Your task is to give the listing below back word for word, pictures excluded.

begin Dataset content

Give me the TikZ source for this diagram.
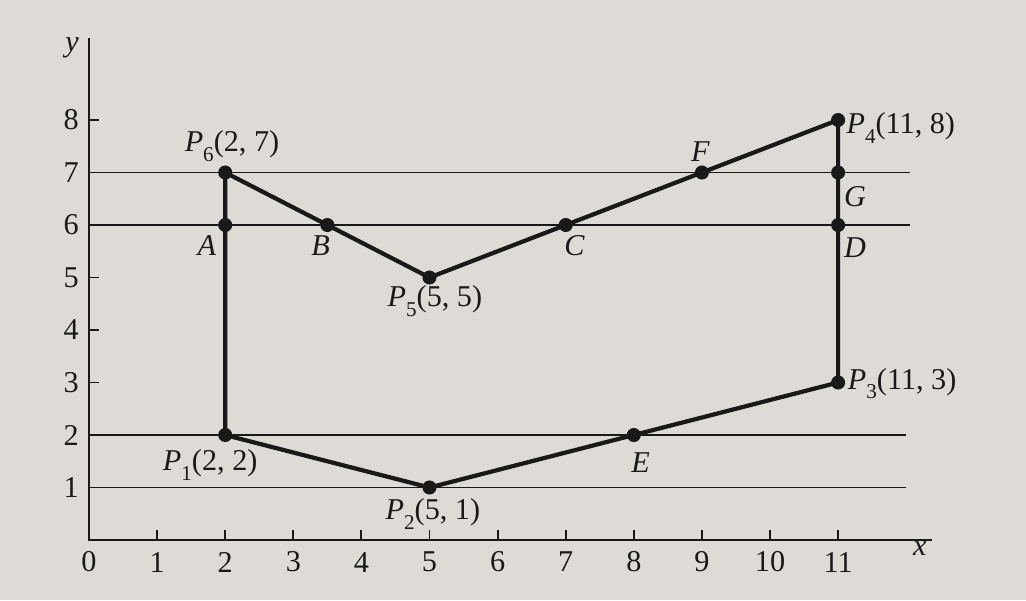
\documentclass[tikz,border=0pt]{standalone}
\usepackage{fontspec}
\setmainfont{Liberation Serif}
\definecolor{paper}{RGB}{222,219,214}
\definecolor{ink}{RGB}{25,25,25}
\newcommand\Pt[2]{\textit{P}\raisebox{-0.32em}{\fontsize{15}{15}\selectfont #1}(#2)}
\begin{document}
\begin{tikzpicture}[x=1.7025cm,y=1.3125cm,
  font=\fontsize{21.5}{25}\selectfont,
  axis/.style={draw=ink,line width=1.4pt},
  scan/.style={draw=ink,line width=0.9pt},
  edge/.style={draw=ink,line width=3pt,line join=round},
  dot/.style={circle,fill=ink,inner sep=0pt,minimum size=10pt},
  lab/.style={text=ink,inner sep=1pt}]
\useasboundingbox[fill=paper] (-1.307,-1.143) rectangle (13.759,10.286);
% axes
\coordinate (O) at (0,0);
\coordinate (Ytop) at (0,9.56);
\coordinate (Xend) at (12.38,0);
\draw[axis] (Ytop) -- (O) -- (Xend);
\node[lab] (ylab) at (-0.25,9.37) {\textit{y}};
\node[lab] (xlab) at (12.2,-0.16) {\textit{x}};
\foreach \k in {1,...,8}{
  \draw[axis] (0,\k) -- (0.15,\k);
  \node[lab] (yt\k) at (-0.26,\k) {\k};
}
\foreach \k in {1,...,11}{
  \draw[axis] (\k,0) -- (\k,0.19);
  \node[lab] (xt\k) at (\k,-0.42) {\k};
}
\node[lab] (xt0) at (0,-0.42) {0};
% scan lines
\foreach \k/\e in {1/12.0,2/12.0,6/12.05,7/12.05}{
  \coordinate (sl\k) at (0,\k);
  \coordinate (sr\k) at (\e,\k);
  \draw[scan] (sl\k) -- (sr\k);
}
% polygon vertices
\coordinate (P1) at (2,2);
\coordinate (P2) at (5,1);
\coordinate (P3) at (11,3);
\coordinate (P4) at (11,8);
\coordinate (P5) at (5,5);
\coordinate (P6) at (2,7);
\draw[edge] (P1) -- (P2) -- (P3) -- (P4) -- (P5) -- (P6) -- cycle;
% intersection points
\coordinate (A) at (2,6);
\coordinate (B) at (3.5,6);
\coordinate (C) at (7,6);
\coordinate (D) at (11,6);
\coordinate (E) at (8,2);
\coordinate (F) at (9,7);
\coordinate (G) at (11,7);
\foreach \p in {P1,P2,P3,P4,P5,P6,A,B,C,D,E,F,G}{
  \node[dot] (d\p) at (\p) {};
}
% labels
\node[lab] (lP6) at (2.1,7.5) {\Pt{6}{2, 7}};
\node[lab] (lP5) at (5.08,4.55) {\Pt{5}{5, 5}};
\node[lab] (lP1) at (1.78,1.43) {\Pt{1}{2, 2}};
\node[lab] (lP2) at (5.05,0.5) {\Pt{2}{5, 1}};
\node[lab,anchor=west] (lP4) at (11.1,7.85) {\Pt{4}{11, 8}};
\node[lab,anchor=west] (lP3) at (11.12,2.98) {\Pt{3}{11, 3}};
\node[lab] (lA) at (1.73,5.6) {\textit{A}};
\node[lab] (lB) at (3.4,5.6) {\textit{B}};
\node[lab] (lC) at (7.13,5.6) {\textit{C}};
\node[lab] (lD) at (11.25,5.56) {\textit{D}};
\node[lab] (lG) at (11.25,6.55) {\textit{G}};
\node[lab] (lF) at (8.98,7.4) {\textit{F}};
\node[lab] (lE) at (8.1,1.47) {\textit{E}};
\end{tikzpicture}
\end{document}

end Dataset content

Written response.
Give me the TikZ source for this diagram.
\documentclass[tikz,border=0pt]{standalone}
\usepackage{fontspec}
\setmainfont{Liberation Serif}
\definecolor{paper}{RGB}{222,219,214}
\definecolor{ink}{RGB}{25,25,25}
\newcommand\Pt[2]{\textit{P}\raisebox{-0.32em}{\fontsize{15}{15}\selectfont #1}(#2)}
\begin{document}
\begin{tikzpicture}[x=1.7025cm,y=1.3125cm,
  font=\fontsize{21.5}{25}\selectfont,
  axis/.style={draw=ink,line width=1.4pt},
  scan/.style={draw=ink,line width=0.9pt},
  edge/.style={draw=ink,line width=3pt,line join=round},
  dot/.style={circle,fill=ink,inner sep=0pt,minimum size=10pt},
  lab/.style={text=ink,inner sep=1pt}]
\useasboundingbox[fill=paper] (-1.307,-1.143) rectangle (13.759,10.286);
% axes
\coordinate (O) at (0,0);
\coordinate (Ytop) at (0,9.56);
\coordinate (Xend) at (12.38,0);
\draw[axis] (Ytop) -- (O) -- (Xend);
\node[lab] (ylab) at (-0.25,9.37) {\textit{y}};
\node[lab] (xlab) at (12.2,-0.16) {\textit{x}};
\foreach \k in {1,...,8}{
  \draw[axis] (0,\k) -- (0.15,\k);
  \node[lab] (yt\k) at (-0.26,\k) {\k};
}
\foreach \k in {1,...,11}{
  \draw[axis] (\k,0) -- (\k,0.19);
  \node[lab] (xt\k) at (\k,-0.42) {\k};
}
\node[lab] (xt0) at (0,-0.42) {0};
% scan lines
\foreach \k/\e in {1/12.0,2/12.0,6/12.05,7/12.05}{
  \coordinate (sl\k) at (0,\k);
  \coordinate (sr\k) at (\e,\k);
  \draw[scan] (sl\k) -- (sr\k);
}
% polygon vertices
\coordinate (P1) at (2,2);
\coordinate (P2) at (5,1);
\coordinate (P3) at (11,3);
\coordinate (P4) at (11,8);
\coordinate (P5) at (5,5);
\coordinate (P6) at (2,7);
\draw[edge] (P1) -- (P2) -- (P3) -- (P4) -- (P5) -- (P6) -- cycle;
% intersection points
\coordinate (A) at (2,6);
\coordinate (B) at (3.5,6);
\coordinate (C) at (7,6);
\coordinate (D) at (11,6);
\coordinate (E) at (8,2);
\coordinate (F) at (9,7);
\coordinate (G) at (11,7);
\foreach \p in {P1,P2,P3,P4,P5,P6,A,B,C,D,E,F,G}{
  \node[dot] (d\p) at (\p) {};
}
% labels
\node[lab] (lP6) at (2.1,7.5) {\Pt{6}{2, 7}};
\node[lab] (lP5) at (5.08,4.55) {\Pt{5}{5, 5}};
\node[lab] (lP1) at (1.78,1.43) {\Pt{1}{2, 2}};
\node[lab] (lP2) at (5.05,0.5) {\Pt{2}{5, 1}};
\node[lab,anchor=west] (lP4) at (11.1,7.85) {\Pt{4}{11, 8}};
\node[lab,anchor=west] (lP3) at (11.12,2.98) {\Pt{3}{11, 3}};
\node[lab] (lA) at (1.73,5.6) {\textit{A}};
\node[lab] (lB) at (3.4,5.6) {\textit{B}};
\node[lab] (lC) at (7.13,5.6) {\textit{C}};
\node[lab] (lD) at (11.25,5.56) {\textit{D}};
\node[lab] (lG) at (11.25,6.55) {\textit{G}};
\node[lab] (lF) at (8.98,7.4) {\textit{F}};
\node[lab] (lE) at (8.1,1.47) {\textit{E}};
\end{tikzpicture}
\end{document}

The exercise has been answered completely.